Architecture Diagrams¶
This page presents various architecture diagrams of the DocuSnap-Backend system, helping readers understand the system design and component relationships from different perspectives.
Overall Architecture Diagram¶
The following diagram shows the overall architecture of DocuSnap-Backend, including the three-layer architecture (Backend Server, OCR Server, LLM Provider) and the main data flows.
Diagram Explanation:
- Client Layer:
- Shows different types of clients interacting with the system
-
Communicates with the backend server via encrypted REST API
-
Backend Server Layer:
- The core component of the system, based on Flask framework
- Contains multiple functional modules such as task processing, security encryption, caching, etc.
-
Manages communication with OCR server and LLM provider
-
OCR Server Layer:
- Independent OCR processing service, based on CnOCR
-
Responsible for image text recognition
-
LLM Provider Layer:
- External LLM service (Zhipu AI)
-
Provides text analysis and information extraction capabilities
-
Data Flow:
- Arrows indicate the direction of data flow
- Shows the complete path of request processing
This architecture diagram clearly shows the layered structure and component relationships of the system, helping to understand the overall design and working principles of the system.

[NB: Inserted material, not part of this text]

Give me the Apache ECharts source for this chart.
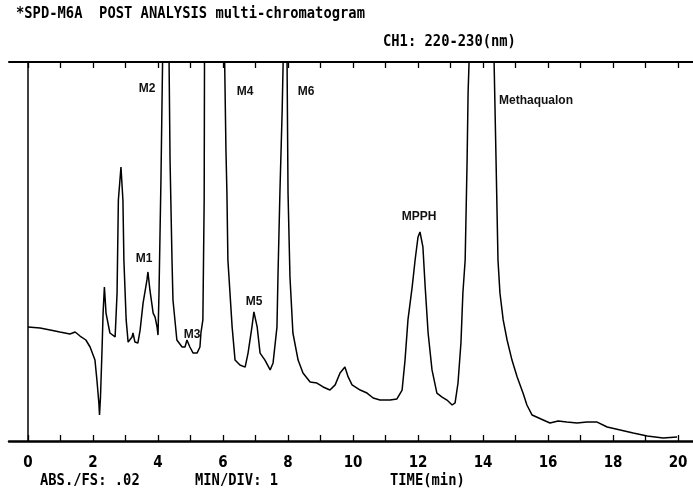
<!DOCTYPE html>
<html>
<head>
<meta charset="utf-8">
<script src="https://cdn.jsdelivr.net/npm/echarts@6/dist/echarts.min.js"></script>
<style>
  html, body { margin: 0; padding: 0; background: #fff; }
  #chart { width: 693px; height: 491px; }
</style>
</head>
<body>
<div id="chart"></div>
<script>
// retention time (min)
const times = [
  0.00, 0.37, 0.68, 0.98, 1.29, 1.45, 1.60, 1.78, 1.91, 2.06,
  2.12, 2.18, 2.20, 2.23, 2.28, 2.31, 2.35, 2.40, 2.52, 2.68,
  2.74, 2.78, 2.86, 2.92, 2.95, 3.02, 3.08, 3.20, 3.23, 3.29,
  3.38, 3.45, 3.54, 3.66, 3.69, 3.75, 3.85, 3.91, 3.97, 4.00,
  4.03, 4.09, 4.14, 4.23, 4.34, 4.37, 4.43, 4.46, 4.58, 4.74,
  4.83, 4.89, 4.98, 5.08, 5.20, 5.29, 5.32, 5.38, 5.42, 5.43,
  5.72, 6.05, 6.09, 6.12, 6.15, 6.28, 6.37, 6.52, 6.68, 6.77,
  6.89, 6.95, 7.05, 7.14, 7.29, 7.45, 7.54, 7.66, 7.69, 7.75,
  7.82, 7.85, 7.91, 7.97, 8.00, 8.06, 8.15, 8.31, 8.46, 8.68,
  8.89, 9.08, 9.29, 9.45, 9.60, 9.75, 9.85, 9.97, 10.22, 10.43,
  10.62, 10.83, 11.14, 11.35, 11.51, 11.60, 11.69, 11.82, 11.91, 12.00,
  12.06, 12.15, 12.22, 12.31, 12.43, 12.58, 12.74, 12.89, 13.05, 13.14,
  13.23, 13.32, 13.38, 13.45, 13.51, 13.54, 13.57, 13.95, 14.34, 14.40,
  14.46, 14.52, 14.62, 14.74, 14.89, 15.05, 15.23, 15.35, 15.51, 15.85,
  16.06, 16.31, 16.58, 16.89, 17.20, 17.51, 17.82, 18.22, 18.62, 19.05,
  19.54, 19.97
];
// absorbance in mAU (ABS./FS .02 = 20 mAU), values above 20 run off scale
const signal = [
  6.02, 5.96, 5.86, 5.75, 5.65, 5.75, 5.54, 5.33, 4.96, 4.27,
  3.22, 2.01, 1.37, 2.32, 4.96, 6.75, 8.13, 6.75, 5.70, 5.49,
  7.81, 12.72, 14.46, 12.72, 9.55, 6.39, 5.22, 5.49, 5.70, 5.22,
  5.17, 5.86, 7.28, 8.50, 8.92, 7.97, 6.75, 6.54, 6.02, 5.59,
  7.81, 13.77, 20.0, 40, 20.0, 14.83, 9.55, 7.44, 5.33, 4.96,
  4.96, 5.33, 4.96, 4.64, 4.64, 4.96, 5.70, 6.39, 12.72, 20,
  60, 20, 15.36, 13.09, 9.55, 6.02, 4.27, 4.01, 3.90, 4.64,
  6.02, 6.81, 6.02, 4.64, 4.27, 3.75, 4.12, 6.02, 8.65, 13.09,
  17.47, 20, 26, 20, 13.09, 8.65, 5.70, 4.27, 3.59, 3.11,
  3.06, 2.85, 2.69, 2.96, 3.59, 3.90, 3.38, 2.96, 2.69, 2.53,
  2.27, 2.16, 2.16, 2.22, 2.69, 4.27, 6.39, 8.13, 9.55, 10.77,
  11.03, 10.24, 8.13, 5.70, 3.75, 2.53, 2.32, 2.16, 1.90, 2.01,
  3.06, 5.17, 7.81, 9.55, 14.83, 18.36, 20, 80, 20, 14.83,
  9.55, 7.81, 6.39, 5.33, 4.27, 3.38, 2.53, 1.90, 1.37, 1.11,
  0.95, 1.06, 1.00, 0.95, 1.00, 1.00, 0.74, 0.58, 0.42, 0.26,
  0.16, 0.21
];
const tickLabels = [0, 2, 4, 6, 8, 10, 12, 14, 16, 18, 20];
const tickMarks = [0, 1, 2, 3, 4, 5, 6, 7, 8, 9, 10, 11, 12, 13, 14, 15, 16, 17, 18, 19, 20];
const peakNames = ['M1', 'M2', 'M3', 'M4', 'M5', 'M6', 'MPPH', 'Methaqualon'];

const chart = echarts.init(document.getElementById('chart'));

const monoFont = '"DejaVu Sans Mono", "Liberation Mono", monospace';
const labelFont = '"Liberation Sans", Arial, sans-serif';

// where the peak names sit (pixels)
const peakPos = [[144, 259], [147, 89], [192, 335], [245, 92], [254, 302], [306, 92], [419, 217], [536, 101]];

const headText = (txt, x, y) => ({
  type: 'text', left: x, top: y, scaleX: 0.92,
  style: { text: txt, font: 'bold 15px ' + monoFont, fill: '#000' }
});

const option = {
  backgroundColor: '#fff',
  animation: false,
  grid: { left: 9, right: 0, top: 62, bottom: 50 },
  xAxis: [
    {
      type: 'value', min: -0.585, max: 20.46, position: 'bottom',
      axisLine: { lineStyle: { color: '#000', width: 2.5 } },
      axisTick: { inside: true, length: 6, customValues: tickMarks, lineStyle: { color: '#000', width: 1.3 } },
      axisLabel: {
        customValues: tickLabels, margin: 15,
        fontFamily: '"Liberation Sans Narrow", "DejaVu Sans Condensed", sans-serif',
        fontWeight: 'bold', fontSize: 15, color: '#000'
      },
      splitLine: { show: false }
    },
    {
      type: 'value', min: -0.585, max: 20.46, position: 'top',
      axisLine: { lineStyle: { color: '#000', width: 2 } },
      axisTick: { inside: true, length: 6, customValues: tickMarks, lineStyle: { color: '#000', width: 1.3 } },
      axisLabel: { show: false },
      splitLine: { show: false }
    }
  ],
  yAxis: {
    type: 'value', min: 0, max: 20,
    axisLine: { show: true, lineStyle: { color: '#000', width: 1.5 } },
    axisTick: { show: false },
    axisLabel: { show: false },
    splitLine: { show: false }
  },
  series: [{
    type: 'line',
    data: times.map((t, i) => [t, signal[i]]),
    showSymbol: false,
    clip: true,
    lineStyle: { color: '#000', width: 1.5 }
  }],
  graphic: [
    headText('*SPD-M6A  POST ANALYSIS multi-chromatogram', 16, 7),
    headText('CH1: 220-230(nm)', 383, 35),
    headText('ABS./FS: .02', 40, 474),
    headText('MIN/DIV: 1', 195, 474),
    headText('TIME(min)', 390, 474)
  ].concat(peakNames.map((n, i) => ({
    type: 'text', x: peakPos[i][0], y: peakPos[i][1],
    style: {
      text: n, font: 'bold 12px ' + labelFont, fill: '#111',
      align: 'center', verticalAlign: 'middle'
    }
  })))
};

chart.setOption(option);
</script>
</body>
</html>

Core Modules Relationship Diagram¶
The following diagram shows the relationships and interactions between the five core modules of the DocuSnap-Backend system.
Diagram Explanation:
- Task Processing Module:
- Located at the center of the system, coordinating the work of other modules
- Manages task queues and worker threads
-
Interacts with all other modules
-
OCR Processing Module:
- Responsible for image processing and OCR service calls
-
Interacts with the Task Processing Module and LLM Processing Module
-
LLM Processing Module:
- Responsible for prompt construction and LLM API calls
-
Processes OCR results, generates structured output
-
Security & Encryption Module:
- Provides end-to-end encryption and request validation
-
Protects communication security with clients
-
Cache & Persistence Module:
- Manages storage of task status and results
- Provides cache query and cleanup functions
The connections between modules represent their dependencies and data flows, with different colors distinguishing the functional scope of different modules.
Data Flow Diagram¶
The following diagram shows the complete process of data processing in the DocuSnap-Backend system, from client request to response.
Diagram Explanation:
- Request Processing Phase:
- Client sends encrypted request
- System decrypts and validates
-
Checks task status, decides whether to create a new task
-
Task Processing Phase:
- Task enters the queue
- Worker thread retrieves task
-
Selects processing strategy based on task type
-
OCR Processing Phase:
- Sends images to OCR service
- Processes multiple images in parallel
-
Merges OCR results
-
LLM Processing Phase:
- Builds prompts suitable for task type
- Calls LLM API
-
Parses LLM response
-
Result Processing Phase:
- Stores processing results
- Encrypts response data
- Returns results to client
The numbers in the data flow diagram indicate the sequence of processing steps, helping to understand the system's workflow and data transformation process.
Deployment Architecture Diagram¶
The following diagram shows the deployment architecture of the DocuSnap-Backend system in a production environment.
Diagram Explanation:
- Frontend Deployment:
- Web clients and mobile clients
-
Communicates with backend via HTTPS
-
Load Balancing Layer:
- Nginx reverse proxy
-
Distributes requests to multiple application instances
-
Application Service Layer:
- Multiple Flask application instances
-
Uses Gunicorn as WSGI server
-
OCR Service Layer:
- Independent OCR service instances
-
Can be horizontally scaled
-
Data Storage Layer:
- SQLite database for caching
-
File storage for temporary data
-
External Service Layer:
- Zhipu AI LLM service
- Other potential external services
The deployment architecture diagram shows the distribution and connection of system components in physical or virtual environments, helping to understand the system's deployment structure and scaling strategy.
Architecture Diagram Design Notes¶
All architecture diagrams were created using GraphViz tools, following these design principles:
- Clear Hierarchical Structure: Using layered layouts to clearly show system component relationships
- Consistent Visual Style: Using unified colors and shapes to identify different types of components
- Detailed Annotations: Adding appropriate labels and notes to explain diagram content
- Separation of Concerns: Different diagrams focus on different aspects of the system, providing a comprehensive perspective
Together, these architecture diagrams provide a comprehensive view of the DocuSnap-Backend system design, helping readers understand the system architecture and working principles from different angles.